Pre-Hegel the 'spirit of western philosophy' if such a thing isn't oxymoronic, was cartesian rationalism vs humean empiricism, in other words - the west had two domains of epistemology, rational thought and sense data. There was since many attempts at integrating the two, but there is something axiomatically flawed here, this diad should have been a triad, something was lacking from the beginning, a third avenue of epistemology - namely the imaginal. In the west this word connotes falsity, illusory, phantasmagoria, non-existence. Yet, the the poets reign high, without them being seen as doing anything of epistemological value. Phenomenology got us close, in a turn towards the subjective, collectivised in a sense, seen as univeralised, that there are I's who share in their intersubjectivity with one another. This never really reached what Islam had a thousand years ago though, namely the acknowledgment of the domain of imagination being ontologically real, as real as the rational and the empirical - or, what is actually the case: more real, of an higher-order.
This became possible for the western soul to grasp with Jung, who pain-stakingly mapped out this world for us. Bachelard also played a role, by his 'objective examination of the imagination'. But, as the western soul was already so far regressed, this constituted no more than getting to a very basic level, it meant unlocking the religious space once more, which of course had been operating unconsciously all this time anyway, throughout all our history. It is as if western soul was at a negative step, and just got back to zero again - reopening access to the religious/imaginal space that has been foreclosed, but this is merely remedial, catching up to where Sufism was in the 12th century.

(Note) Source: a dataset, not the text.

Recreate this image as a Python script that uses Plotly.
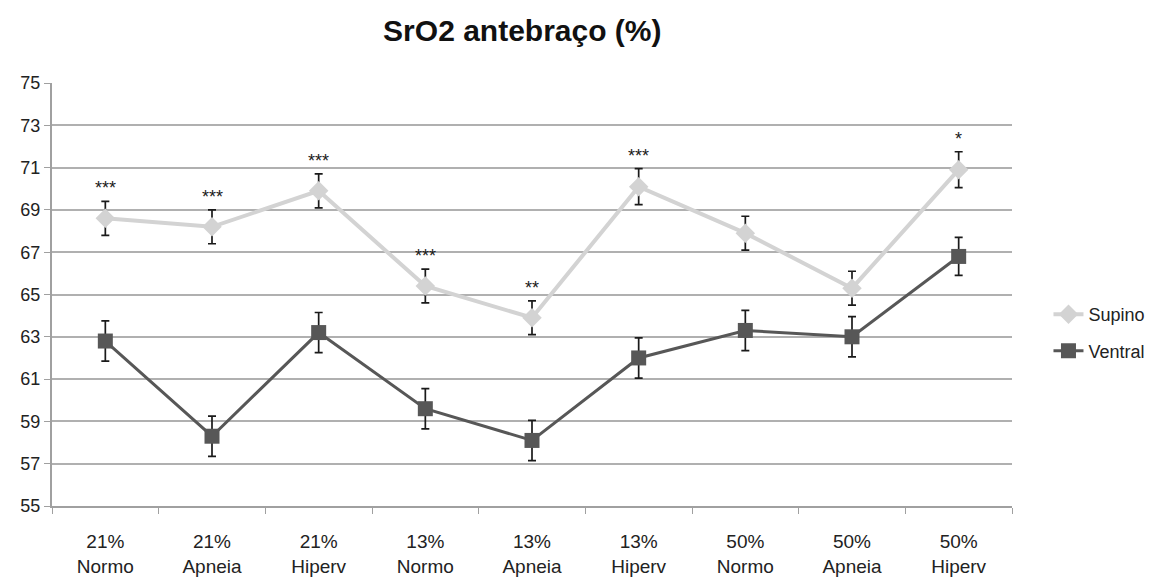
import plotly.graph_objects as go

categories = ["21%<br>Normo", "21%<br>Apneia", "21%<br>Hiperv",
              "13%<br>Normo", "13%<br>Apneia", "13%<br>Hiperv",
              "50%<br>Normo", "50%<br>Apneia", "50%<br>Hiperv"]
supino = [68.6, 68.2, 69.9, 65.4, 63.9, 70.1, 67.9, 65.3, 70.9]
supino_err = [0.8, 0.8, 0.8, 0.8, 0.8, 0.85, 0.8, 0.8, 0.85]
ventral = [62.8, 58.3, 63.2, 59.6, 58.1, 62.0, 63.3, 63.0, 66.8]
ventral_err = [0.95, 0.95, 0.95, 0.95, 0.95, 0.95, 0.95, 0.95, 0.9]
signif = ["***", "***", "***", "***", "**", "***", "", "", "*"]
y_ticks = [55, 57, 59, 61, 63, 65, 67, 69, 71, 73, 75]

fig = go.Figure()
fig.add_trace(go.Scatter(
    x=categories, y=supino, name="Supino", mode="lines+markers",
    legendgroup="s",
    line=dict(color="#d3d3d3", width=4),
    marker=dict(symbol="diamond", size=15, color="#d3d3d3"),
    error_y=dict(type="data", array=supino_err, color="#1a1a1a", thickness=1.7, width=4),
))
fig.add_trace(go.Scatter(
    x=categories, y=ventral, name="Ventral", mode="lines+markers",
    legendgroup="v",
    line=dict(color="#575757", width=3),
    marker=dict(symbol="square", size=15, color="#575757"),
    error_y=dict(type="data", array=ventral_err, color="#1a1a1a", thickness=1.7, width=4),
))

for c, v, e, s in zip(categories, supino, supino_err, signif):
    if s:
        fig.add_annotation(x=c, y=v + e, text=s, showarrow=False,
                           yanchor="bottom", yshift=1,
                           font=dict(family="Liberation Sans, Arial", size=18, color="#1a1a1a"))

fig.update_layout(
    width=1161, height=581,
    margin=dict(l=44, r=157, t=75, b=77),
    paper_bgcolor="white", plot_bgcolor="white",
    title=dict(text="<b>SrO2 antebraço (%)</b>", x=0.443, xanchor="center",
               y=0.962, yanchor="middle",
               font=dict(family="Liberation Sans, Arial", size=30, color="#111")),
    font=dict(family="Liberation Sans, Arial", size=18, color="#222"),
    showlegend=True,
    legend=dict(x=1.038, y=0.41, xanchor="left", yanchor="middle",
                font=dict(size=18, color="#222"), bgcolor="rgba(0,0,0,0)",
                tracegroupgap=10),
)
fig.update_xaxes(
    type="category", range=[-0.5, 8.5],
    showline=True, linecolor="#a0a0a0", linewidth=2,
    ticks="outside", tickson="boundaries", ticklen=6, tickcolor="#a0a0a0",
    ticklabelstandoff=17,
    showgrid=False, tickfont=dict(size=19, color="#222"),
)
fig.update_yaxes(
    range=[55, 75], tickvals=y_ticks,
    showline=True, linecolor="#a0a0a0", linewidth=2,
    ticks="outside", ticklen=6, tickcolor="#a0a0a0",
    showgrid=True, gridcolor="#b0b0b0", gridwidth=1.5,
    zeroline=False, tickfont=dict(size=18, color="#222"),
)

fig.write_html("out.html")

"Where is the place, what is the organ of this intimate conviction in which God Most High reveals Himself to you? This place, this organ is precisely the Imagination, and exactly for that reason we affirm that the Imagination is the essence in which the perfection of theophany resides."
"As soon as you have become aware of that, it becomes evident to you that the Imagination is the principle and source of the entire universe, because the Divine Being is Himself the principle and origin of all things, and because the most perfect of His epiphanies can take place only in a receptacle which is itself origin and principle. This substratum is the Imagination."
The claim that imagination is "more real" or "higher-order" than rational/empirical knowledge requires accepting a hierarchical ontology where manifestation proceeds from higher to lower realms. This was axiomatic in traditional metaphysics (Neoplatonic, Islamic, Hindu) but became precisely what modernity rejected.